Mas a ES também produz benefícios privados de
natureza individual. O nível salarial e a rentabilidade do capital humano
adquirido são a sua expressão imediata, mas não a única. Devem também ser
considerados a socialização dos valores e da ética profissional, uma melhor
compreensão do mundo e de si mesmo, a participação em redes de pares e não só,
o cultivo de uma visão não puramente paroquial da contemporaneidade, um sentido
de responsabilidade para com a natureza e o desenvolvimento do senso crítico.
A partir do momento em que reconhecemos a
geração – pela economia social – de valor público e privado, individual e
coletivo, a partilha de custos também é legitimada como critério norteador
deste sistema. O Brasil possui um esquema poderoso que envolve diversas fontes
estatais e privadas e dezenas de instrumentos para alocar recursos a
instituições e estudantes.
A operação deste esquema misto apresenta
resultados. A qualidade das nossas instituições de ensino superior melhorou.
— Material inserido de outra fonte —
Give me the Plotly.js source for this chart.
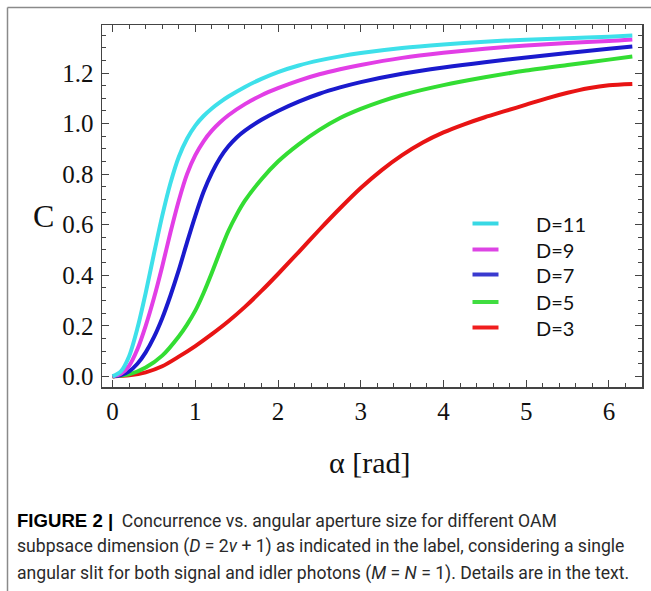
<!DOCTYPE html>
<html>
<head>
<meta charset="utf-8">
<script src="https://cdn.plot.ly/plotly-3.0.1.min.js"></script>
<style>html,body{margin:0;padding:0;background:#fff;}#chart{width:651px;height:591px;}</style>
</head>
<body>
<div id="chart"></div>
<script>
// ---- data ----
const alpha_D3  = [0, 0.2, 0.4, 0.6, 0.8, 1.0, 1.2, 1.4, 1.6, 1.8, 2.0, 2.25, 2.5, 2.75, 3.0, 3.25, 3.5, 3.75, 4.0, 4.25, 4.5, 4.75, 5.0, 5.25, 5.5, 5.75, 6.0, 6.283];
const C_D3      = [0, 0.004, 0.016, 0.04, 0.078, 0.12, 0.167, 0.218, 0.275, 0.338, 0.405, 0.492, 0.58, 0.665, 0.745, 0.815, 0.875, 0.925, 0.965, 0.997, 1.025, 1.05, 1.075, 1.1, 1.122, 1.14, 1.152, 1.157];
const alpha_D5  = [0, 0.2, 0.4, 0.6, 0.8, 0.9, 1.0, 1.1, 1.2, 1.3, 1.4, 1.5, 1.6, 1.8, 2.0, 2.25, 2.5, 2.75, 3.0, 3.25, 3.5, 4.0, 4.5, 5.0, 5.5, 6.0, 6.283];
const C_D5      = [0, 0.008, 0.035, 0.082, 0.158, 0.205, 0.26, 0.33, 0.41, 0.495, 0.575, 0.64, 0.695, 0.78, 0.85, 0.918, 0.975, 1.022, 1.058, 1.088, 1.113, 1.152, 1.183, 1.21, 1.232, 1.253, 1.265];
const alpha_D7  = [0, 0.1, 0.2, 0.3, 0.4, 0.5, 0.6, 0.7, 0.8, 0.9, 1.0, 1.1, 1.2, 1.3, 1.4, 1.5, 1.6, 1.8, 2.0, 2.25, 2.5, 2.75, 3.0, 3.5, 4.0, 4.5, 5.0, 5.5, 6.0, 6.283];
const C_D7      = [0, 0.005, 0.02, 0.05, 0.095, 0.155, 0.23, 0.32, 0.42, 0.53, 0.635, 0.73, 0.805, 0.865, 0.91, 0.945, 0.972, 1.015, 1.05, 1.087, 1.118, 1.143, 1.164, 1.197, 1.222, 1.243, 1.261, 1.279, 1.296, 1.305];
const alpha_D9  = [0, 0.1, 0.2, 0.3, 0.4, 0.5, 0.6, 0.7, 0.8, 0.9, 1.0, 1.1, 1.2, 1.3, 1.4, 1.6, 1.8, 2.0, 2.25, 2.5, 2.75, 3.0, 3.5, 4.0, 4.5, 5.0, 5.5, 6.0, 6.283];
const C_D9      = [0, 0.01, 0.042, 0.107, 0.2, 0.31, 0.435, 0.57, 0.695, 0.8, 0.875, 0.93, 0.972, 1.005, 1.033, 1.077, 1.112, 1.14, 1.17, 1.195, 1.215, 1.232, 1.26, 1.28, 1.296, 1.309, 1.319, 1.327, 1.333];
const alpha_D11 = [0, 0.1, 0.2, 0.3, 0.4, 0.5, 0.6, 0.7, 0.8, 0.9, 1.0, 1.1, 1.2, 1.3, 1.4, 1.6, 1.8, 2.0, 2.25, 2.5, 2.75, 3.0, 3.5, 4.0, 4.5, 5.0, 5.5, 6.0, 6.283];
const C_D11     = [0, 0.02, 0.08, 0.19, 0.33, 0.485, 0.635, 0.765, 0.868, 0.94, 0.992, 1.03, 1.06, 1.085, 1.107, 1.145, 1.177, 1.204, 1.23, 1.25, 1.266, 1.279, 1.299, 1.313, 1.324, 1.332, 1.338, 1.344, 1.348];
const seriesNames = ["D=3", "D=5", "D=7", "D=9", "D=11"];
const seriesX = [alpha_D3, alpha_D5, alpha_D7, alpha_D9, alpha_D11];
const seriesY = [C_D3, C_D5, C_D7, C_D9, C_D11];
const seriesColors = ["#e81414", "#33dd33", "#1a1acd", "#e23ee6", "#3ee0ea"];
const legendColors = ["#f01e1e", "#40dd40", "#3a3acf", "#dd44e4", "#38d8e4"];
const xTickVals = [0, 1, 2, 3, 4, 5, 6];
const yTickVals = [0, 0.2, 0.4, 0.6, 0.8, 1.0, 1.2];
const captionLines = [
  '<span style="font-family:\'Liberation Sans\',Arial,sans-serif;font-weight:bold;font-size:18.6px;color:#000">FIGURE 2 |</span>  Concurrence vs. angular aperture size for different OAM',
  'subpsace dimension (<i>D</i> = 2<i>ν</i> + 1) as indicated in the label, considering a single',
  'angular slit for both signal and idler photons (<i>M</i> = <i>N</i> = 1). Details are in the text.'
];

// ---- plot geometry (pixels) ----
const W = 651, H = 591;
const PL = 102, PR = 642, PT = 25, PB = 387;
const px = x => (x - PL) / (PR - PL);
const py = y => (PB - y) / (PB - PT);

const traces = seriesY.map((vals, i) => ({
  x: seriesX[i], y: vals, type: 'scatter', mode: 'lines', name: seriesNames[i],
  line: {color: seriesColors[i], width: 4, shape: 'spline', smoothing: 0.8},
  showlegend: false, hoverinfo: 'skip'
}));

const shapes = [
  {type: 'line', xref: 'paper', yref: 'paper', x0: px(7.5), x1: px(660), y0: py(7.5), y1: py(7.5), line: {color: '#8a8a8a', width: 1.5}},
  {type: 'line', xref: 'paper', yref: 'paper', x0: px(7.5), x1: px(7.5), y0: py(7.5), y1: py(600), line: {color: '#8a8a8a', width: 1.5}}
];
const annotations = [];
const legendY = [223.5, 249.5, 274.5, 302, 327.5];
for (let k = 0; k < seriesNames.length; k++) {
  const i = seriesNames.length - 1 - k;
  shapes.push({type: 'line', xref: 'paper', yref: 'paper', x0: px(472.5), x1: px(498.5), y0: py(legendY[k]), y1: py(legendY[k]),
    line: {color: legendColors[i], width: 4}});
  annotations.push({xref: 'paper', yref: 'paper', x: px(534), y: py(legendY[k]), xanchor: 'left', yanchor: 'middle',
    text: seriesNames[i], showarrow: false, font: {family: 'Lato, sans-serif', size: 20, color: '#111'}});
}
annotations.push({xref: 'paper', yref: 'paper', x: px(43), y: py(216), xanchor: 'center', yanchor: 'middle', text: 'C',
  showarrow: false, font: {family: '"Liberation Serif", serif', size: 32, color: '#111'}});
annotations.push({xref: 'paper', yref: 'paper', x: px(370), y: py(462), xanchor: 'center', yanchor: 'middle', text: 'α [rad]',
  showarrow: false, font: {family: '"Liberation Serif", serif', size: 30, color: '#111'}});
const capY = [520, 546.5, 573];
captionLines.forEach((t, i) => annotations.push({xref: 'paper', yref: 'paper', x: px(15), y: py(capY[i]), xanchor: 'left', yanchor: 'middle',
  text: t, showarrow: false, font: {family: 'Roboto, sans-serif', size: 17.6, color: '#2a2a2a'}}));

const axisCommon = {
  showline: true, mirror: 'allticks', linecolor: '#444', linewidth: 1.5,
  ticks: 'inside', ticklen: 7, tickwidth: 1, tickcolor: '#444',
  showgrid: false, zeroline: false,
  tickfont: {family: '"Liberation Serif", serif', size: 25, color: '#111'}
};
const layout = {
  width: W, height: H, autosize: false,
  margin: {l: PL, r: W - PR, t: PT, b: H - PB, pad: 0},
  paper_bgcolor: '#fff', plot_bgcolor: '#fff',
  showlegend: false,
  xaxis: Object.assign({}, axisCommon, {range: [-0.128, 6.40], tickvals: xTickVals, ticktext: xTickVals.map(String),
    minor: {dtick: 0.2, tick0: 0, ticks: 'inside', ticklen: 4, tickcolor: '#444', tickwidth: 1}, ticklabelstandoff: 1}),
  yaxis: Object.assign({}, axisCommon, {range: [-0.042, 1.39], tickvals: yTickVals, ticktext: yTickVals.map(v => v.toFixed(1)),
    minor: {dtick: 0.05, tick0: 0, ticks: 'inside', ticklen: 4, tickcolor: '#444', tickwidth: 1}, ticklabelstandoff: 2}),
  shapes: shapes, annotations: annotations
};
Plotly.newPlot('chart', traces, layout, {displayModeBar: false, staticPlot: true});
</script>
</body>
</html>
Nossa pesquisa acadêmica, apesar da escassez de recursos, apresenta nível
positivo de produtividade e impacto. Além disso, uma parte substancial está
orientada para os Objetivos de Desenvolvimento Sustentável (ODS). Ao mesmo
tempo, nosso sistema ainda goza de saúde financeira e a proporção de matrículas
encontradas em instituições com perfis de risco é baixa. Entretanto, isso já
não se pode dizer do ensino infantil, do pré-escolar e de toda a educação
básica.
Ainda assim, existem questões críticas que
precisam ser abordadas. A falta de uma Política Nacional de Educação Superior
associada a uma concepção do gratuito, combinada com a regulação do MEC e afins
estaduais, cria pressões onerosas sobre as instituições e dificulta o seu
desenvolvimento. O sistema de garantia de qualidade aumenta os custos das
funções institucionais sem que sejam disponibilizados recursos para esse fim.
Os gastos com P&D são muito baixos – um dos mais baixos entre os países da
OCDE – intensificando a competição entre pesquisadores, disciplinas, núcleos e
áreas de conhecimento.
Também o atual regime de créditos estudantis, dos quais o PROUNI e FIES são peças, já deveria ter sido modificado há muito tempo. É insustentável, mas segue funcionando devido à falta de clareza diagnóstica. É urgente desfazer este nó, incluindo o não pagamento e as dívidas acumuladas, e criar um esquema de crédito – ou outro de manutenção de custos – para estabelecermos uma política de financiamento sustentável para o ensino superior.